According to research by the Pew Charitable Trusts, only slight more than half of Millennials –- 52% to be exact — participate in their company retirement plans. At the same time, a staggering $1.4 trillion is owed in student loan debt in this country, even more than auto loan debt or credit card debt.
With a 401(k) plan, employees can salt away money for retirement without any current tax erosion, within generous limits for salary deferrals. For 2018, the contribution limit is $18,500, with an additional $6,000 allowed if you’re age 50 or over.
Frequently, an employer will also provide matching contributions, based on the employee’s deferral, providing an extra incentive to participate. A common match is 50% percent of the first 6% of the amount contributed. For instance, if your salary is $100,000 and you contribute 6%, or $6,000, to the plan, the employer may provide a matching contribution of $3,000.
But 401(k) plans must meet strict nondiscrimination requirements. To avoid complex testing, an employer may use a “safe harbor plan.” In this case, the employer matches each eligible employee’s contribution, dollar for dollar, up to 3% of the employee’s compensation and 50 cents on the dollar for the employee’s contribution exceeding 3% (up to a 5% maximum) of the employee’s compensation.
Finally, distributions are taxable, plus a 10% penalty is imposed for payouts made prior to age 59½, unless an exception applies. Required minimum distributions (RMDs) generally must begin after reaching age 70½.
Now the IRS provides, in the new ruling, that an employer can make a nonelective contribution to its 401(k) plan based on an employee’s student loan repayments. This contribution is in lieu of matching contributions that would otherwise be made to the plan.
Key features of the 401(k) plan approved by the IRS include the following:
- Participation is voluntary. If an employee signs up for the student loan repayment program, he or she receives a nonelective contribution for each pay period in which a student loan debt payment is made.

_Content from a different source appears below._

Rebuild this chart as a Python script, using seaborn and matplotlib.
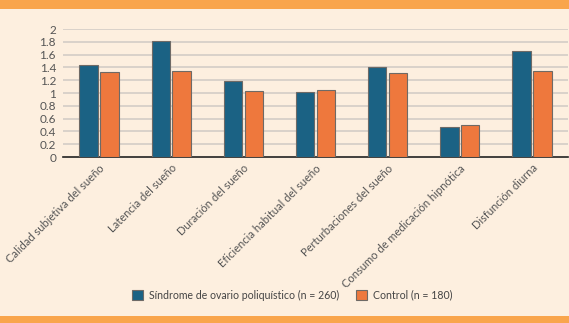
import pandas as pd
import numpy as np
import matplotlib
matplotlib.use('Agg')
import matplotlib.pyplot as plt
import seaborn as sns
from matplotlib.patches import Rectangle

# Data
categories = ['Calidad subjetiva del sueño', 'Latencia del sueño', 'Duración del sueño',
              'Eficiencia habitual del sueño', 'Perturbaciones del sueño',
              'Consumo de medicación hipnótica', 'Disfunción diurna']
sop_values = [1.44, 1.82, 1.19, 1.01, 1.40, 0.47, 1.65]
control_values = [1.33, 1.35, 1.03, 1.05, 1.31, 0.50, 1.34]
series_names = ['Síndrome de ovario poliquístico (n = 260)', 'Control (n = 180)']
yticks = [0, 0.2, 0.4, 0.6, 0.8, 1, 1.2, 1.4, 1.6, 1.8, 2]
ytick_labels = ['0', '0.2', '0.4', '0.6', '0.8', '1', '1.2', '1.4', '1.6', '1.8', '2']

bg = '#FDEFDF'
colors = ['#1B6284', '#EE783D']

df = pd.DataFrame({
    'cat': categories * 2,
    'value': sop_values + control_values,
    'group': [series_names[0]] * 7 + [series_names[1]] * 7,
})

sns.set_theme(style='white')
plt.rcParams['font.family'] = ['Lato', 'DejaVu Sans']

fig = plt.figure(figsize=(5.69, 3.23), dpi=100, facecolor=bg)
ax = fig.add_axes([63 / 569, 1 - 157 / 323, 505 / 569, 128 / 323])
ax.set_facecolor(bg)

# horizontal grid lines running to the right edge
for t in yticks[1:]:
    ax.axhline(t, color='#D3CDC6', lw=1.2, zorder=0)

sns.barplot(data=df, x='cat', y='value', hue='group', palette=colors, ax=ax,
            width=0.58, gap=0.12, edgecolor='#6E6A66', linewidth=0.8,
            saturation=1, legend=False, zorder=3)

ax.set_xlim(-0.5, 6.5)
ax.set_ylim(0, 2)
ax.set_yticks(yticks)
ax.set_yticklabels(ytick_labels, fontsize=8.5, color='#555555')
ax.tick_params(axis='both', length=0, pad=5)
ax.set_xticks(range(len(categories)))
ax.set_xticklabels(categories, rotation=45, ha='right', rotation_mode='anchor',
                   fontsize=8, color='#555555')
ax.tick_params(axis='x', pad=4)
ax.set_xlabel('')
ax.set_ylabel('')
for s in ['top', 'right', 'left']:
    ax.spines[s].set_visible(False)
ax.spines['bottom'].set_color('#222222')
ax.spines['bottom'].set_linewidth(1.2)

# legend
handles = [Rectangle((0, 0), 1, 1, facecolor=c, edgecolor='#6E6A66', lw=0.8) for c in colors]
fig.legend(handles, series_names, loc='center', bbox_to_anchor=(292 / 569, 1 - 295 / 323),
           ncol=2, frameon=False, fontsize=7.6, handlelength=1.1, handleheight=1.1,
           columnspacing=1.6, handletextpad=0.5, labelcolor='#444444')

# orange bands top and bottom
fig.patches.append(Rectangle((0, 1 - 9 / 323), 1, 9 / 323, transform=fig.transFigure,
                             facecolor='#F9A54C', edgecolor='none', zorder=0))
fig.patches.append(Rectangle((0, 0), 1, 7 / 323, transform=fig.transFigure,
                             facecolor='#F9A54C', edgecolor='none', zorder=0))

fig.savefig('out.png', dpi=100, facecolor=bg)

- The employer contribution is equal to the matching contribution the employee would otherwise receive if the employee made contributions to the plan during the same payroll period.

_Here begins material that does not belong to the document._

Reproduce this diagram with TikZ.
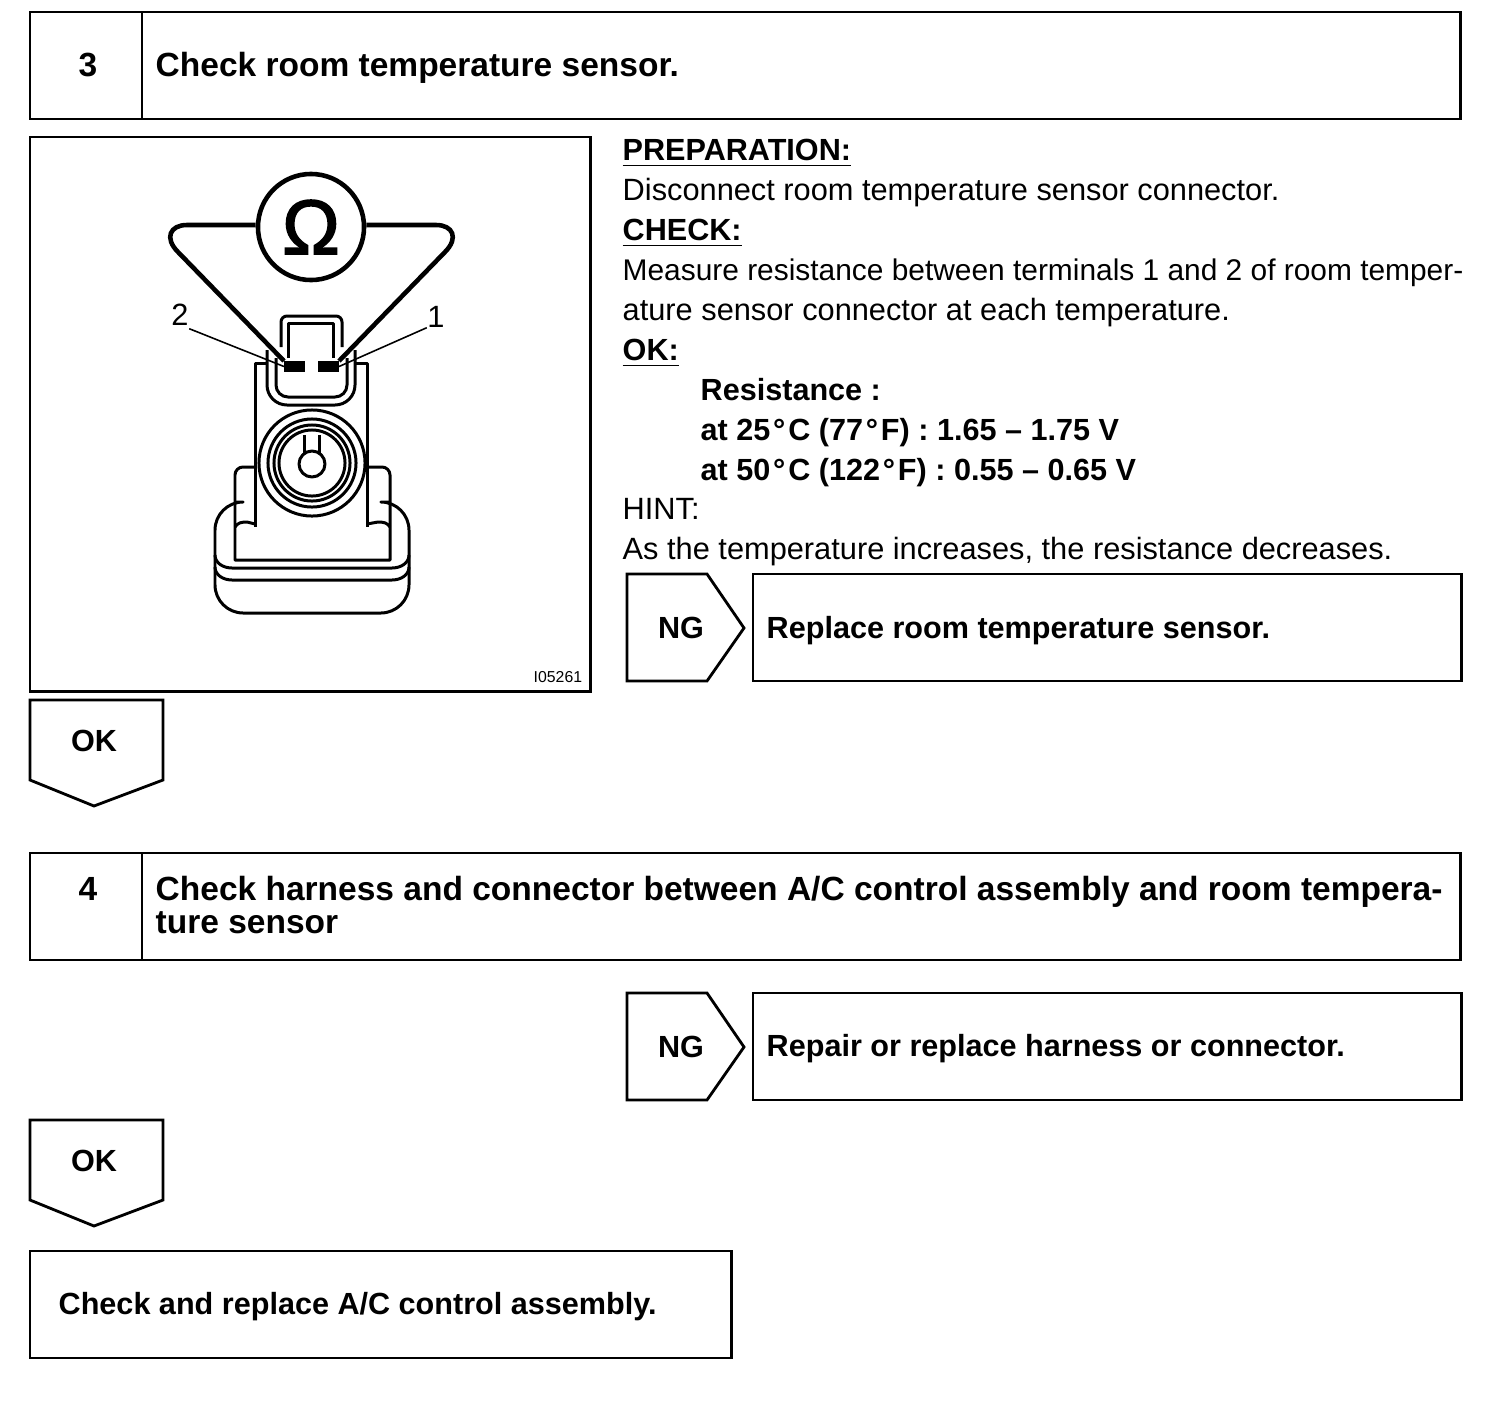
\documentclass[tikz,border=0pt]{standalone}
\usepackage{fontspec}
\setmainfont{Liberation Sans}
\newfontfamily\ohmfont[FakeBold=2]{Liberation Sans}
\usetikzlibrary{positioning}
\begin{document}
\begin{tikzpicture}[x=0.01cm, y=-0.01cm,
  framebox/.style={draw, line width=0.8pt, anchor=north west, inner sep=0pt, outer sep=0pt},
  textline/.style={anchor=base west, inner sep=0pt, font=\fontsize{8.75}{12}\selectfont},
  boldline/.style={textline, font=\fontsize{8.7}{12}\selectfont\bfseries},
  titleline/.style={textline, font=\fontsize{9.53}{12}\selectfont\bfseries},
  tagtext/.style={anchor=base, inner sep=0pt, font=\fontsize{8.7}{12}\selectfont\bfseries},
  tagline/.style={line width=0.8pt, line join=miter},
  part/.style={line width=0.85pt, line join=round},
  wire/.style={line width=1.3pt},
  lead/.style={line width=0.45pt},
  termbox/.style={fill=black, inner sep=0pt, outer sep=0pt, minimum width=0.21cm, minimum height=0.11cm},
  ng/.pic={\draw[tagline] (0,0) -- (80,0) -- (117,54) -- (80,107) -- (0,107) -- cycle;
           \node[tagtext] at (54,64) {NG};},
  ok/.pic={\draw[tagline] (0,0) -- (133,0) -- (133,80) -- (64,106) -- (0,80) -- cycle;
           \node[tagtext] at (64,51) {OK};}
]
\useasboundingbox (0,0) rectangle (1504,1418);

% step 3
\node[framebox, minimum width=14.3cm, minimum height=1.07cm] (headthree) at (30,12) {};
\draw[line width=0.8pt] (142,12) -- (142,119);
\node[titleline, anchor=base] (numthree) at (88,76) {3};
\node[titleline] (titlethree) at (155,76) {Check room temperature sensor.};

% figure
\node[framebox, minimum width=5.6cm, minimum height=5.54cm] (figbox) at (30,137) {};
\node[draw, circle, line width=1.3pt, minimum size=1.06cm, inner sep=0pt,
      font=\fontsize{22}{22}\ohmfont] (ohm) at (311,227) {Ω};
\node[termbox, anchor=north west] (termtwo) at (284,361) {};
\node[termbox, anchor=north west] (termone) at (318,361) {};
\draw[wire] (ohm.west |- 0,225) -- (187,225) .. controls (170,225) and (164,238) .. (178,252) -- (termtwo.north west);
\draw[wire] (ohm.east |- 0,225) -- (436,225) .. controls (453,225) and (459,238) .. (445,252) -- (termone.north east);
\draw[part] (281,347) -- (281,322) to[out=90,in=180] (287,316) -- (336,316) to[out=0,in=90] (342,322) -- (342,347);
\draw[part] (288,358) -- (288,323) -- (333,323) -- (333,358);
\draw[part] (267,363) -- (255,363) -- (255,527);
\draw[part] (355,363) -- (367,363) -- (367,527);
\draw[part] (267,350) -- (267,385) to[out=270,in=180] (287,405) -- (335,405) to[out=0,in=270] (355,385) -- (355,350);
\draw[part] (276,358) -- (276,385) to[out=270,in=180] (288,397) -- (335,397) to[out=0,in=270] (347,385) -- (347,358);
\draw[part] (255,467) -- (243,467) to[out=180,in=90] (235,475) -- (235,560) -- (390,560) -- (390,475) to[out=90,in=0] (382,467) -- (367,467);
\draw[part, rounded corners=8pt] (235,502) -- (215,502) -- (215,613) -- (409,613) -- (409,502) -- (390,502);
\draw[part] (215,555) to[out=270,in=180] (232,568) -- (392,568) to[out=0,in=270] (409,555);
\draw[part] (215,567) to[out=270,in=180] (232,580) -- (392,580) to[out=0,in=270] (409,567);
\draw[part] (235,527) to[out=60,in=180] (247,522) -- (255,524);
\draw[part] (390,527) to[out=120,in=0] (378,522) -- (367,524);
\node[draw, circle, part, fill=white, minimum size=1.06cm, inner sep=0pt] (bodyring) at (312,463) {};
\foreach \ringsize in {0.88,0.76,0.66}
  \node[draw, circle, part, minimum size=\ringsize cm, inner sep=0pt] at (312,463) {};
\draw[part] (304,435) -- (304,453);
\draw[part] (319,435) -- (319,453);
\node[draw, circle, part, fill=white, minimum size=0.26cm, inner sep=0pt] (keyhole) at (312,464) {};
\node[textline, anchor=base] (labeltwo) at (180,325) {2};
\node[textline, anchor=base] (labelone) at (436,327) {1};
\draw[lead] (labeltwo.south east) ++(0,3) -- (termtwo.west);
\draw[lead] (labelone.south west) -- (termone.east);
\node[textline, font=\fontsize{4.5}{5}\selectfont] (figcode) at (533,682) {I05261};

% check text
\node[boldline] (prep) at (622,160) {\underline{PREPARATION:}};
\node[textline] (prepline) at (622,200) {Disconnect room temperature sensor connector.};
\node[boldline] (check) at (622,240) {\underline{CHECK:}};
\node[textline, font=\fontsize{8.5}{12}\selectfont] (checkone) at (622,280) {Measure resistance between terminals 1 and 2 of room temper-};
\node[textline] (checktwo) at (622,320) {ature sensor connector at each temperature.};
\node[boldline] (okhead) at (622,360) {\underline{OK:}};
\node[boldline] (resist) at (700,400) {Resistance :};
\node[boldline] (resone) at (700,440) {at 25\kern0.8pt°\kern0.8pt C (77\kern0.8pt°\kern0.8pt F) : 1.65 – 1.75 V};
\node[boldline] (restwo) at (700,480) {at 50\kern0.8pt°\kern0.8pt C (122\kern0.8pt°\kern0.8pt F) : 0.55 – 0.65 V};
\node[textline] (hint) at (622,519) {HINT:};
\node[textline] (hintline) at (622,559) {As the temperature increases, the resistance decreases.};

\pic at (627,574) {ng};
\node[framebox, minimum width=7.08cm, minimum height=1.07cm] (replacebox) at (753,574) {};
\node[boldline] (replace) at (766,638) {Replace room temperature sensor.};
\pic at (30,700) {ok};

% step 4
\node[framebox, minimum width=14.3cm, minimum height=1.07cm] (headfour) at (30,853) {};
\draw[line width=0.8pt] (142,853) -- (142,960);
\node[titleline, anchor=base] (numfour) at (88,900) {4};
\node[titleline] (titlefour) at (155,900) {Check harness and connector between A/C control assembly and room tempera-};
\node[titleline] (titlefourb) at (155,933) {ture sensor};

\pic at (627,993) {ng};
\node[framebox, minimum width=7.08cm, minimum height=1.07cm] (repairbox) at (753,993) {};
\node[boldline] (repair) at (766,1056) {Repair or replace harness or connector.};
\pic at (30,1120) {ok};

\node[framebox, minimum width=7.01cm, minimum height=1.07cm] (lastbox) at (30,1251) {};
\node[boldline] (last) at (58,1314) {Check and replace A/C control assembly.};
\end{tikzpicture}
\end{document}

- The student loan repayment benefit effectively replaces the employer matching contribution for an employee who chooses to participate in the program. Thus, the employee is not eligible for other 401(k) matching contributions.
- The student loan repayment benefit is subject to the other rules for 401(k) plans, including contribution limits and nondiscrimination requirements.
Be mindful that a private letter ruling cannot be cited a precedent by taxpayers other than the one requesting the ruling. Nevertheless, it does provide guidance for establishing such a program.
Net result: This approach may provide a unique opportunity to increase participation in 401(k) plans by younger employees. Business clients may want to implement the strategy.